Saturday, March 28, 2009


When Harry Harrison was selected as the next SFWA Nebula Grandmaster, my first thought was that he did not seem to have the credentials for such a status. In my column The Old Kit Bag for The Reluctant Famulus I decried Harrison being so honored instead of more deserving writers such as Greg Benford (16 Hugo and Nebula nominations, 2 wins), Michael Bishop (24 nominations, 2 wins), C.J. Cherryh (9 nominations; 3 wins), Samuel R. Delany (30 nominations, 6 wins), Joe Haldeman (17 nominations, 10 wins), George R.R. Martin (30 nominations, 6 wins), Larry Niven (27 nominations, 6 wins), John Varley (24 nominations, 5 wins), Kate Wilhelm (24 nominations, 5 wins) and Gene Wolfe (28 nominations, 2 wins).

I have always considered Harry Harrison a typical example of a “B” writer, whose fiction is enjoyable but not in the category of a Grandmaster. Other examples of “B” writers are Christopher Anvil, Chad Oliver, John Barnes, A. Bertram Chandler, Michael Coney, Suzette Haden Elgin, Randall Garrett, Keith Laumer, James H. Schmitz, Bob Shaw, James White, S.M. Stirling, and David Weber. Enjoyable work, but generally not the type of “A” material as can be expected by such grandmasters as Heinlein, Asimov, Clarke, Bradbury, Simak, Norton, Bester, Silverberg, you get the idea.

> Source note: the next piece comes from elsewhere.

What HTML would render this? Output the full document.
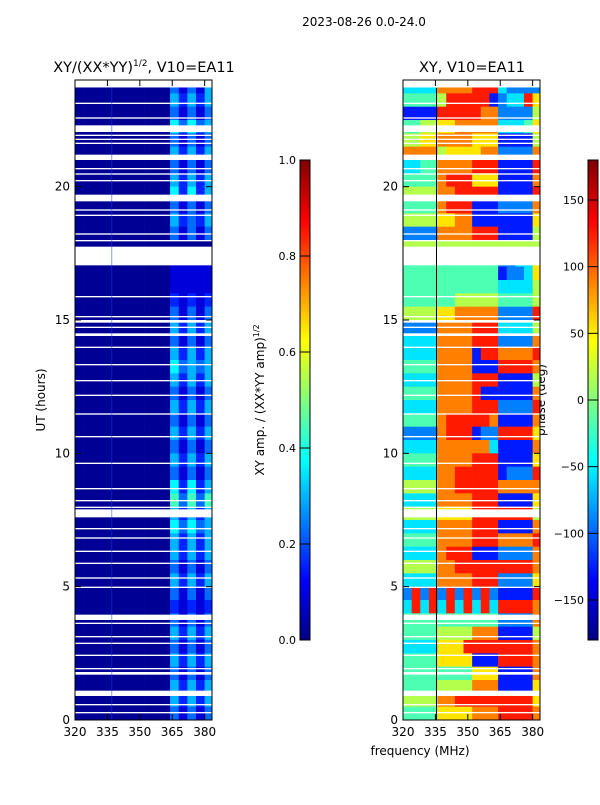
<!DOCTYPE html>
<html><head><meta charset="utf-8"><style>
body{margin:0;background:#fff;}
svg text{font-family:"DejaVu Sans","Liberation Sans",sans-serif;fill:#000;}
</style></head><body>
<svg id="fig" width="600" height="800" xmlns="http://www.w3.org/2000/svg">
<rect width="600" height="800" fill="#fff"/>
<text x="364" y="26" font-size="12" text-anchor="middle">2023-08-26 0.0-24.0</text>
<text x="144" y="72" font-size="14.5" text-anchor="middle">XY/(XX*YY)<tspan font-size="9" dy="-6">1/2</tspan><tspan dy="6">, V10=EA11</tspan></text>
<text x="472" y="72" font-size="14.5" text-anchor="middle">XY, V10=EA11</text>
<text x="45" y="400" font-size="12" text-anchor="middle" transform="rotate(-90 45 400)">UT (hours)</text>
<text x="264" y="400" font-size="12" text-anchor="middle" transform="rotate(-90 264 400)">XY amp. / (XX*YY amp)<tspan font-size="8" dy="-5">1/2</tspan></text>
<text x="545" y="400" font-size="12" text-anchor="middle" transform="rotate(-90 545 400)">phase (deg)</text>
<text x="420" y="755" font-size="12" text-anchor="middle">frequency (MHz)</text>
<g id="layer"></g>
</svg>
<script>
// ---- data ----
const freqEdges = [320,324,328,332,336,340,344,348,352,356,360,364,368,372,376,380,384];
const utRowStart = [23.5,23,22.5,22,21.5,21,20.5,20,19.5,19,18.5,18,17.5,17,16.5,16,15.5,15,14.5,14,13.5,13,12.5,12,11.5,11,10.5,10,9.5,9,8.5,8,7.5,7,6.5,6,5.5,5,4.5,4,3.5,3,2.5,2,1.5,1,0.5,0];
const ampRows = [
"0000000000031314","0000000000042424","0000000000031313","0000000000053534","0000000000031313",
"0000000000042424","0000000000031313","0000000000042424","0000000000052524","0000000000031313",
"0000000000042324","0000000000031313","0000000000000000","0000000000011111","0000000000011111",
"0000000000011111","0000000000021212","0000000000031313","0000000000042424","0000000000031313",
"0000000000042424","0000000000053434","0000000000042424","0000000000031313","0000000000042424",
"0000000000031313","0000000000042424","0000000000031313","0000000000042424","0000000000031313",
"0000000000052524","0000000000063636","0000000000042424","0000000000053534","0000000000042424",
"0000000000042424","0000000000031313","0000000000042424","0000000000031313","0000000000021212",
"0000000000031313","0000000000042424","0000000000031313","0000000000042424","0000000000031313",
"0000000000042424","0000000000042424","0000000000031313"];
const phaseRows = [
"3333777788832222","4444588888123386","1111888887722225","4455667777733346","5566777766611115",
"7777566667722227","3344777788811118","4444788866611117","5555778888811118","4444788811122227",
"5555667711111116","2222777788811115","5555555555555555","4444444444422336","4444444444412236",
"4444444444433335","4444445555544445","5555667777722228","2222777788833335","3333777788822227",
"3333777718877778","4444777711188887","3333777788811115","4444777781111117","3333777788822228",
"4444788888711117","2222788812288886","3333777777311117","4444777788811116","3333778888812228",
"5555778888877777","3333777788811116","5555666688888885","3333777788811117","4444777788877778",
"3333788811122227","5555778888888887","3333777788822226","2828282828211118","3838383838388887",
"4444444444422227","4444555577711115","3333666888888887","4444666611188887","4444444466611117",
"4444555577711116","5555778888888886","4444666677788887"];
const gaps = [[23.72,24],[23.1,23.15],[22.55,22.6],[22.05,22.3],[21.9,21.95],[21.75,21.8],[21.6,21.65],[21.0,21.2],[20.65,20.7],[20.45,20.5],[20.2,20.25],[19.45,19.7],[19.1,19.15],[18.9,18.95],[18.2,18.25],[17.95,18.0],[17.05,17.75],[15.85,15.9],[15.1,15.15],[14.9,15.0],[14.7,14.75],[14.4,14.5],[13.95,14.0],[13.3,13.35],[12.7,12.75],[12.15,12.2],[11.45,11.5],[10.6,10.65],[9.6,9.65],[8.65,8.7],[8.2,8.25],[7.95,8.0],[7.6,7.9],[7.15,7.2],[6.8,6.85],[6.3,6.35],[5.85,5.9],[5.3,5.35],[4.95,5.0],[3.75,3.95],[3.6,3.65],[3.1,3.15],[2.85,2.9],[2.4,2.45],[1.9,1.95],[1.7,1.8],[0.9,1.1],[0.55,0.6],[0.25,0.3]];
const xTicks = [320,335,350,365,380];
const yTicks = [0,5,10,15,20];
const ampCbTicks = [0.0,0.2,0.4,0.6,0.8,1.0];
const phaseCbTicks = [-150,-100,-50,0,50,100,150];

// ---- helpers ----
const NS="http://www.w3.org/2000/svg";
const layer=document.getElementById('layer');
function mk(tag,attrs,parent){const e=document.createElementNS(NS,tag);for(const k in attrs)e.setAttribute(k,attrs[k]);(parent||layer).appendChild(e);return e;}
function jet(v){v=Math.max(0,Math.min(1,v));
 const c=x=>Math.round(255*Math.max(0,Math.min(1,x)));
 const r=1.5-Math.abs(4*v-3), g=1.5-Math.abs(4*v-2), b=1.5-Math.abs(4*v-1);
 return `rgb(${c(r)},${c(g)},${c(b)})`;}
const yScale=ut=>720-(ut/24)*640;
function panel(x0,name,rows,norm){
 const xs=f=>x0+(f-320)*(137/63.4);
 const g=mk('g',{});
 
 
 rows.forEach((row,i)=>{
  const u0=utRowStart[i], y1=yScale(u0+0.5), y2=yScale(u0);
  for(let j=0;j<freqEdges.length-1;j++){
   const v=+row[j];
   const r=mk('rect',{x:xs(freqEdges[j]),y:y1,width:Math.min(xs(freqEdges[j+1]),x0+137)-xs(freqEdges[j])+0.3,height:y2-y1+0.3,fill:jet(norm(v))},g);
   
   
  }
 });
 gaps.forEach(gp=>{
  const r=mk('rect',{x:x0,y:yScale(gp[1]),width:137,height:yScale(gp[0])-yScale(gp[1]),fill:'#fff'},g);
  
  
 });
 return xs;
}
const xsL=panel(75,'amp',ampRows,v=>0.02+v*0.07);
const xsR=panel(403,'phase',phaseRows,v=>(v+0.5)/10);
mk('line',{x1:xsL(337),x2:xsL(337),y1:88,y2:720,stroke:'#1a3cff','stroke-width':1,opacity:0.5});
mk('line',{x1:xsR(335.5),x2:xsR(335.5),y1:88,y2:720,stroke:'#000','stroke-width':1});
function axes(x0,name){
 const xs=f=>x0+(f-320)*(137/63.4);
 const fr=mk('rect',{x:x0,y:80,width:137,height:640,fill:'none',stroke:'#000','stroke-width':1});
 
 
 xTicks.forEach(t=>{
  const x=xs(t);
  mk('line',{x1:x,x2:x,y1:720,y2:714,stroke:'#000'});
  mk('line',{x1:x,x2:x,y1:80,y2:86,stroke:'#000'});
  const tx=mk('text',{x:x,y:736,'font-size':12,'text-anchor':'middle'});tx.textContent=t;
  
  
 });
 yTicks.forEach(t=>{
  const y=yScale(t);
  mk('line',{x1:x0,x2:x0+6,y1:y,y2:y,stroke:'#000'});
  mk('line',{x1:x0+137,x2:x0+131,y1:y,y2:y,stroke:'#000'});
  const tx=mk('text',{x:x0-5,y:y+4,'font-size':12,'text-anchor':'end'});tx.textContent=t;
  
  
 });
}
axes(75,'amp');axes(403,'phase');
function colorbar(x,name,ticks,lo,hi){
 const g=mk('g',{});
 
 
 for(let i=0;i<240;i++){mk('rect',{x:x,y:160+i*2,width:10,height:2.3,fill:jet(1-i/240)},g);}
 mk('rect',{x:x,y:160,width:10,height:480,fill:'none',stroke:'#000','stroke-width':1},g);
 ticks.forEach(t=>{
  const y=640-(t-lo)/(hi-lo)*480;
  mk('line',{x1:x,x2:x+10,y1:y,y2:y,stroke:'#000'},g);
  const tx=mk('text',{x:x-4,y:y+4,'font-size':11,'text-anchor':'end'},g);
  tx.textContent=(name==='amp')?t.toFixed(1):(t<0?'\u2212'+(-t):t);
  
  
 });
}
colorbar(300,'amp',ampCbTicks,0,1);
colorbar(588,'phase',phaseCbTicks,-180,180);
</script>
</body></html>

My immediate second thought was that I had read less of Harrison’s fiction than of several other “B” writes listed above, most of it in Analog in the late 1960s when he was one of John W. Campbell’s stable of authors. Stories with titles such as “The Man From P.I.G.” and the serial The Horse Barbarians (which I believe became Deathworld 3 in book form). Enjoyable stuff, but not the type of fiction I would rave to my friends about.

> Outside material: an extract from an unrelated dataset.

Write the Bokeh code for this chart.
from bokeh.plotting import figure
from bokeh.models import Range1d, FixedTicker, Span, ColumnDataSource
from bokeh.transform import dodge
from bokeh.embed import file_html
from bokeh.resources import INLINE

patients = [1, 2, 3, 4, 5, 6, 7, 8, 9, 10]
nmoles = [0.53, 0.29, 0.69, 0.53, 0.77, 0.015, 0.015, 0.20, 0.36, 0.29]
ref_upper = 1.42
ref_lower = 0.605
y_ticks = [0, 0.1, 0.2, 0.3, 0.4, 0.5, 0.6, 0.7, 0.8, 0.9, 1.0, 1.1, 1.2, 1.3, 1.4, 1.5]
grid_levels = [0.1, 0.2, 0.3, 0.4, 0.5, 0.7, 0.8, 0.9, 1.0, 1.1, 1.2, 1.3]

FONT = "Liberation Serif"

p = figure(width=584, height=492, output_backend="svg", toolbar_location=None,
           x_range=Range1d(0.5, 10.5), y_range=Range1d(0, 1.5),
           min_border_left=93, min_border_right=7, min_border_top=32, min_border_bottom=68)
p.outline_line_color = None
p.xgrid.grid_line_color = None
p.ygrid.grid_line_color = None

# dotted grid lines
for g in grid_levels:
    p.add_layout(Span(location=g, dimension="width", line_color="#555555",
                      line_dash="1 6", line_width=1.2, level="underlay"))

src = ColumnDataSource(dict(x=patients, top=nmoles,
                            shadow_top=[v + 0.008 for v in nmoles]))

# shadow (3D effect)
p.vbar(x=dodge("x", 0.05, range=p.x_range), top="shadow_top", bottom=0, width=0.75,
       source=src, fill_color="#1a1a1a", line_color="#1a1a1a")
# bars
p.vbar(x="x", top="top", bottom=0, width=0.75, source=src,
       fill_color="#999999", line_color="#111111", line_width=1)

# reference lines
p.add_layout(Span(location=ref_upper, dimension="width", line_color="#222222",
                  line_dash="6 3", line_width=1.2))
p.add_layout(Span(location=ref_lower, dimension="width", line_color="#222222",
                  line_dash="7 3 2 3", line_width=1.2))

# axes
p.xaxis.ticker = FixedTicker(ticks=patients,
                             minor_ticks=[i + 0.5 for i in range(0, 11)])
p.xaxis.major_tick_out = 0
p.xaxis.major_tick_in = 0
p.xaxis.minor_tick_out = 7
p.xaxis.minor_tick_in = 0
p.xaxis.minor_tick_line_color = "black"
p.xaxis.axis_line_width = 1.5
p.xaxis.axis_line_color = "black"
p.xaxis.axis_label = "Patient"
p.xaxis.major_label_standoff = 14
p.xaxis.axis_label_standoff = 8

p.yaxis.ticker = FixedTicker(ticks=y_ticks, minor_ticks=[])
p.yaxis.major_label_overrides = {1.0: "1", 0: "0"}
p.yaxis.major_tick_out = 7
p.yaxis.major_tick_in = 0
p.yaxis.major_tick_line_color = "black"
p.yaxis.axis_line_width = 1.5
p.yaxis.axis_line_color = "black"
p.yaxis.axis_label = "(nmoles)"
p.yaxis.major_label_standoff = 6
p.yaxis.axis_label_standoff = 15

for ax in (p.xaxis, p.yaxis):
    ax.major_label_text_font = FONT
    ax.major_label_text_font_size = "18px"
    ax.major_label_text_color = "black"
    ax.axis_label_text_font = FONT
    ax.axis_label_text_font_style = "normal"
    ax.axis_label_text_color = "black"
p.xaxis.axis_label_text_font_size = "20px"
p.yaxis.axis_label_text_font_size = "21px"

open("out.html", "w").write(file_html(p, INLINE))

To be fair though, I decided I should read more Harrison fiction, see if my impression of him based on a handful of Analog stories perhaps underrated him. People who responded to my column in TRF unfavorable mentioned such Harrison works as Make Room! Make Room! and his Deathworld series. Since both were currently available in the Science Fiction Book Club, I decided to read three Harrison novels and ordered Deathworld.

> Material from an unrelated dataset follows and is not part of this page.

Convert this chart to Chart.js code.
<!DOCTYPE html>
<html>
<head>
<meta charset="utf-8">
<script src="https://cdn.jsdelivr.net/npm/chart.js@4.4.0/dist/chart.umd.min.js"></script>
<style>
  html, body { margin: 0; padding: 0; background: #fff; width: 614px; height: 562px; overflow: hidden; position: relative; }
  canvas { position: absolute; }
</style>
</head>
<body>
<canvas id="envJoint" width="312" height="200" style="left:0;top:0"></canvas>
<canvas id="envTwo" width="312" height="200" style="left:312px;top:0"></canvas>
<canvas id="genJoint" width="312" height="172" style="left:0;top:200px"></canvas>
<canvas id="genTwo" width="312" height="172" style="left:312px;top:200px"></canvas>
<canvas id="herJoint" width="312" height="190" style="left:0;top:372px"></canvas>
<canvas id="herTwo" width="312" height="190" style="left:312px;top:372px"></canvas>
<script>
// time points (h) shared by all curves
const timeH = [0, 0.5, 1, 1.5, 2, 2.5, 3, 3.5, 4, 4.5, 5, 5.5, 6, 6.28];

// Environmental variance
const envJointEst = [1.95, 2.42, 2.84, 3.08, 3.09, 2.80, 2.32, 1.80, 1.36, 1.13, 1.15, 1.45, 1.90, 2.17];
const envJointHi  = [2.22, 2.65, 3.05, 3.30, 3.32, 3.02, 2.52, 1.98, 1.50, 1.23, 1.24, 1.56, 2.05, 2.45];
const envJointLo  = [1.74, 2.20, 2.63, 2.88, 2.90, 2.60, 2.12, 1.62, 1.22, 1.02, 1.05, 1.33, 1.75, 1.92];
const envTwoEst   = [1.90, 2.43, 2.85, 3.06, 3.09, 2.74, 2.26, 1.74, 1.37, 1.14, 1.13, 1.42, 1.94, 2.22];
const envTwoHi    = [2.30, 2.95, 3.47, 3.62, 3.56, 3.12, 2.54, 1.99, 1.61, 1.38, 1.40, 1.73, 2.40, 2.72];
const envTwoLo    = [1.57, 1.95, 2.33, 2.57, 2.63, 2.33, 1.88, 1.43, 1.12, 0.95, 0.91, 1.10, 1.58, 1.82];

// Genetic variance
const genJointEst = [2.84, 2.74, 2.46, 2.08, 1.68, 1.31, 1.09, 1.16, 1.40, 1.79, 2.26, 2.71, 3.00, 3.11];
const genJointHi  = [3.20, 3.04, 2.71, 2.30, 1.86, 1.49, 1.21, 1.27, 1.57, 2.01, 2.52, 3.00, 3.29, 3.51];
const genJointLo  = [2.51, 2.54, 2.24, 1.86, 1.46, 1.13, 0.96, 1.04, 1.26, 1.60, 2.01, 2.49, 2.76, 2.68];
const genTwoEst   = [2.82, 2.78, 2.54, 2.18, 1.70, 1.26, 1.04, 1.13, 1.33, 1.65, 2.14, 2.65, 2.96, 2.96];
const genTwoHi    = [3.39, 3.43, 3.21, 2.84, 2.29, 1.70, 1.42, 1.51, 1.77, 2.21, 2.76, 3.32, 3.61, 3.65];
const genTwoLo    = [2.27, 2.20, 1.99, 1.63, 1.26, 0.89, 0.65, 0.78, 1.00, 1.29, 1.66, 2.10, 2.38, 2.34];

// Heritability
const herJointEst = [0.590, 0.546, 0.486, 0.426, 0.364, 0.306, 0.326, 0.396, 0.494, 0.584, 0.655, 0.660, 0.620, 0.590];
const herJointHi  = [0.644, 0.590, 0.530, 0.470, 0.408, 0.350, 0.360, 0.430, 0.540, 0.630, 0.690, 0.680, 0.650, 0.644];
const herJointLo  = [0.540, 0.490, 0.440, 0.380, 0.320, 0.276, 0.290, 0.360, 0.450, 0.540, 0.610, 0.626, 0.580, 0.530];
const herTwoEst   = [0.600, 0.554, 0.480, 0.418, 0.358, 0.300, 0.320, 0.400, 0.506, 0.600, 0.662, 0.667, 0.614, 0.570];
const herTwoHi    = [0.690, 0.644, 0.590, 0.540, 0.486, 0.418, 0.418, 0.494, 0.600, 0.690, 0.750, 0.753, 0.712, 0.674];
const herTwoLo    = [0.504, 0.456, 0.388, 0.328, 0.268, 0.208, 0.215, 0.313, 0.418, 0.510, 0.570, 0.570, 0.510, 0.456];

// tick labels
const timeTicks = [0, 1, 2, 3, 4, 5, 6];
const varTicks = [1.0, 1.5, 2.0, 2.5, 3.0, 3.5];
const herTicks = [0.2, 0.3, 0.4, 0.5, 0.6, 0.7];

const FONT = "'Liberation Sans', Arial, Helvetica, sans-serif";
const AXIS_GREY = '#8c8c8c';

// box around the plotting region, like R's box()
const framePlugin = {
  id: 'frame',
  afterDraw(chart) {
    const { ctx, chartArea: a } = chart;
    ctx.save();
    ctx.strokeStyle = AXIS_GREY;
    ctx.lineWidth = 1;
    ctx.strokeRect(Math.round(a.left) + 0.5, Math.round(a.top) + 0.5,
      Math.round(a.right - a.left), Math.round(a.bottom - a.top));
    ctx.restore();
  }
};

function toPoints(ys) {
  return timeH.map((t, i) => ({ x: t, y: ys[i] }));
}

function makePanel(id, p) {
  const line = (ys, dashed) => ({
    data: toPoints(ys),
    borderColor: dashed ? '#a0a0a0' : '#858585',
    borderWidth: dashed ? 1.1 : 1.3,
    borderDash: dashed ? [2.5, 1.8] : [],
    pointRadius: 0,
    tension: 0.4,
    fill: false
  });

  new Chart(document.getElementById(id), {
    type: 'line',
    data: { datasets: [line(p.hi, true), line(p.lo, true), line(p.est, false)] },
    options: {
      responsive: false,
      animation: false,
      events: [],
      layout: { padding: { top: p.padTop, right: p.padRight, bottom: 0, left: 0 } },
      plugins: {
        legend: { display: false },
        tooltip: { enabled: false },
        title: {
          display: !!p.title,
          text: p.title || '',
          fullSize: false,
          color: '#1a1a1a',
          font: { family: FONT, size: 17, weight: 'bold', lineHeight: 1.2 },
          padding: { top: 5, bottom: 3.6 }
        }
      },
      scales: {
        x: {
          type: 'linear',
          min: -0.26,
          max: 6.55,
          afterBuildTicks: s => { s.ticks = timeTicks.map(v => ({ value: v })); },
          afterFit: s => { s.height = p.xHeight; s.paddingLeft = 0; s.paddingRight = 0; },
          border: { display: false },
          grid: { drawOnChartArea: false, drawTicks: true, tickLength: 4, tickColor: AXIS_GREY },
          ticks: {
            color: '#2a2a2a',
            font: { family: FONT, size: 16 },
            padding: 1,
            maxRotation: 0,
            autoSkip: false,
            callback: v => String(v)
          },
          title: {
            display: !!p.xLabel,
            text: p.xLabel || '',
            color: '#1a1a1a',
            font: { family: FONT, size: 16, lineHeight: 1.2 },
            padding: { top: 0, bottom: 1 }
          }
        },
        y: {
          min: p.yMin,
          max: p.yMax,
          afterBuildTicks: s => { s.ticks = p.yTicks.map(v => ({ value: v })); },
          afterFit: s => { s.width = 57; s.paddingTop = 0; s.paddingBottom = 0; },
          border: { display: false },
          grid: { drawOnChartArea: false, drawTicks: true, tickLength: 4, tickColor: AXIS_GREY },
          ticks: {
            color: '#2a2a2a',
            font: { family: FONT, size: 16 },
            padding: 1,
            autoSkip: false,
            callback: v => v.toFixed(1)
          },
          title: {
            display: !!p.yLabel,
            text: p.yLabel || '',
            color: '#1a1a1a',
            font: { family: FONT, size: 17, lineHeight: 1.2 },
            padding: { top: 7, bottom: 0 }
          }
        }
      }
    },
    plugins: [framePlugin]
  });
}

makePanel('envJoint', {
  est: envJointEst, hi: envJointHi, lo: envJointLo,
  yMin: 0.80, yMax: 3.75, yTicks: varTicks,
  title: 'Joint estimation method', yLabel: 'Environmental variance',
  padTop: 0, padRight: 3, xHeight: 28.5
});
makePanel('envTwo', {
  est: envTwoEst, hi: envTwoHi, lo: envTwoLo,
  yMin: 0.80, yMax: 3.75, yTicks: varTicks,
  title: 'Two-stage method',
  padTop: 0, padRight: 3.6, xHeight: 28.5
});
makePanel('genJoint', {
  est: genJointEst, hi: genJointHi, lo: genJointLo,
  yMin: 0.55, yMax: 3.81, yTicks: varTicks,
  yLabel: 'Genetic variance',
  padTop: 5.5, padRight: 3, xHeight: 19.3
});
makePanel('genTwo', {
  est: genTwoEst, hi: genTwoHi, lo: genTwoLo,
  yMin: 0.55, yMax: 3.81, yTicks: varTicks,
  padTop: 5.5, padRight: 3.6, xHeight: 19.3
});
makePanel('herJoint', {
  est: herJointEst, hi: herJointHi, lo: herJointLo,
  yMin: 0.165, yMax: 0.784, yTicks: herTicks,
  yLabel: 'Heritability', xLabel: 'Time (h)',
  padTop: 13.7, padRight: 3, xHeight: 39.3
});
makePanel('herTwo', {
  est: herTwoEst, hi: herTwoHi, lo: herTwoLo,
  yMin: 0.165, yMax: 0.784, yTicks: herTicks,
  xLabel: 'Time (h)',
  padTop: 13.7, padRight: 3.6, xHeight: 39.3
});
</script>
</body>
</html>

The first book, aptly entitled Deathworld 1, started out simply enough as the protagonist, a professional gambler Jason dinAlt, is basically forced by a man calling himself a planetary ambassador to win a billion credits which the man plans to use to buy weapons for the settlers on his planet to use against the native plant and animal life in their struggle to the death to survive on their adopted world. Initially the story is an easy-paced thriller which bore resemblances to Jack Vance’s Galactic Cluster stories. I anticipated this was how the entire novel would be, nor was I surprised when it sequéd into a Vance-like mystery as to why the nonintelligent life on a planet world is continually mutating into more deadly forms for the sole purpose of destroying the human inhabitants.

Unlike Vance to some extent though, the mystery was not just a thin hook to hang a planetary adventure on, but was the main focus of the novel, and a fairly interesting mystery at that. DinAlt dealt with the inhabitants of the deathworld’s only city as they were inundated with plant and animal attacks daily. He found a way to leave the city and contact the “grubbers,” whom the city dwellers considered savages who had somehow found a way to survive in the midst of the native life. DinAlt was surprised to find they were not savages at all, nor were they under attack, but instead had found a way to live peacefully alongside the native life whose only attacks were focused on the city dwellers.

While I enjoyed Deathworld 1, it was still a “B” novel which did not stand up to a lot of thought. How could a mere gambler suddenly become brilliant enough to determine the solution to the inhabitants’ endless war with the native life, when for generations they had not only been unable to reach any similar conclusions themselves, but had also devolved almost into fighting machines virtually unable to handle any thoughts not completely related to their survival? This was not a deep book, nor was it intended to be, but the type of light reading good for passing a few evenings after work is over. I recommend it to people looking for enjoyment on the level of Chandler/Schmitz/Laumer/White who will not be disappointed in it.